Во многом схожие идеи были высказаны в документах и нормативных актах, развивающих доктрину «Обязанность защищать» (встречается также вариант перевода «Ответственность по защите»). Так, в 2000–2001 гг. действовала Международная комиссия по вопросам вмешательства и государственного суверенитета (представитель от Российской Федерации – Владимир Петрович Лукин), которая выпустила в декабре 2001 г. доклад «Обязанность защищать» (The Responsibility to Protect). Впоследствии эта инициатива была признана в Итоговом документе Всемирного саммита 2005 г.[327]
В докладе 2001 г. говорилось, что установленное ещё Вестфальским миром право суверенитета и равенства государств безоговорочно поддерживается ООН, равно как и принцип невмешательства. Более того, ООН прикладывает непосредственные усилия по защите этих принципов и прав. Но важной тенденцией в XXI в. становится интерпретация суверенитета как ответственности (об этом мы уже писали выше): «…во-первых, это подразумевает, что государственные органы несут ответственность за выполнение функций по защите безопасности и жизни граждан и содействию их благосостоянию. Во-вторых, это предполагает, что органы государственной власти несут ответственность перед гражданами внутри страны и перед международным сообществом через ООН. И в-третьих, это означает, что представители государства несут ответственность за свои действия; т. е. подотчётны, как их действия, так и бездействие»[328]. Доклад также возлагал обязанность по защите прав человека на международное сообщество в случае, если местное правительство не в состоянии её обеспечить. Допустимым признавалось и применение оружия для этих целей, но в качестве крайней меры.Стоит отметить также, что предметом дискуссии является и вопрос об уровне интенсивности участия государства в гуманитарной интервенции. В данном случае показателен пример Майкла Уолцера. Американский философ в период написания «Справедливых и несправедливых войн», т. е. в 1970-е годы, выступал за ограниченный гуманитарный интвервенционизм. Как ему казалось, во внутренние дела другого государства следует вмешиваться в редчайших случаях, когда речь идёт о «преступлениях, которые потрясают моральное чувство человечества»[329]

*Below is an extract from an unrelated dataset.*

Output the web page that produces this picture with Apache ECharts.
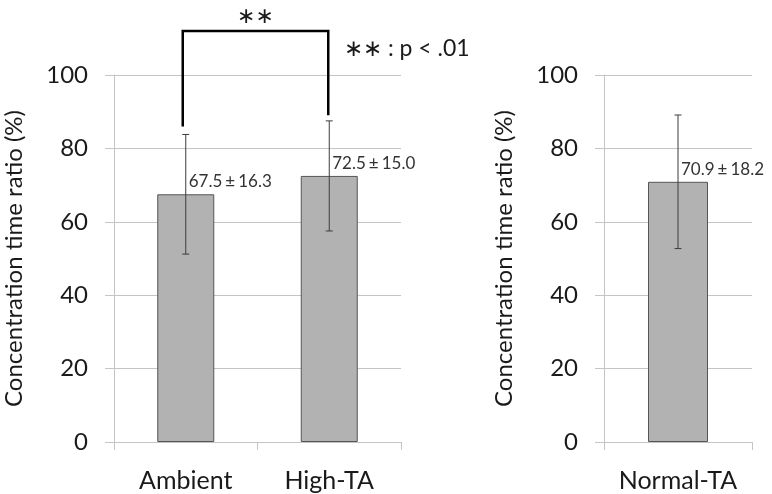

. И только чтобы предотвратить гуманитарную катастрофу, но не для того, чтобы свергнуть режим, ответственный за злоупотребления правами человека, или заниматься дальнейшей политической реконструкцией. В противном случае возникал риск нарушения права государства на суверенитет и территориальную целостность. Кроме того, Уолцер отстаивал право каждого государства самостоятельно выстраивать собственную политическую культуру, которая может быть непонятной для иностранцев. Последние, соответственно, должны были поостеречься от слишком поспешных реакций, особенно, когда на обсуждение выносится применение военной силы и вторжение во внутренние конфликты. В одной из статей Уолцер писал, что иностранцы не могут ставить под сомнение право политического объединения на существование, поскольку «они не знают достаточно о его истории, не имеют непосредственного опыта [жизни там] и не могут сделать обоснованных выводов о конфликтах и согласии, историческом выборе и культурной близости, верности и обидах, которые лежат в основе этого единства»[330]. Однако впоследствии, анализируя события в Боснии, Руанде, Судане и ряде других регионов, он стал более активным сторонником гуманитарного интервенционизма, предполагая, что этим должны заниматься региональные силы, сохранив приверженность унилатералистской позиции[331].Два весомых контраргумента выдвигались против нерешительности Уолцера в принятии идеи гуманитарного интервенционизма и одобрения лишь не слишком активных военных действий в качестве поддержки тех, кто нуждается в гуманитарной помощи. Один из них предложил Дэвид Любэн, который с большим скепсисом оценил процитированное в предыдущем абзаце утверждение Уолцера. «Целые библиотеки были написаны о самых отдалённых культурах»[332]
, чтобы говорить о невозможности постичь особенности чужих политических традиций – отвечал Уолцеру Любэн. Мы, соответственно, не можем оставаться равнодушными и безучастными, когда сталкиваемся с репрессиями тирана по отношению к своим гражданам. У нас есть возможность оценить опасность ситуации, в которую они попали, и принять решение о помощи. Другой аргумент высказал Брайан Оренд, и он повторяет рассуждение о вмешательстве в гражданскую войну: войну необходимо начинать, чтобы довести до победы, в случае гуманитарной интервенции минимальная победа будет состоять в том, что жертвы гуманитарной катастрофы перестанут чувствовать угрозу своим жизням, поэтому в этом случае надо не просто оказывать помощь в защите тех, кто не способен обеспечить её сам, а снять саму угрозу. Очевидно, что Оренд в этом отношении выступает в качестве сторонника силовой смены режима.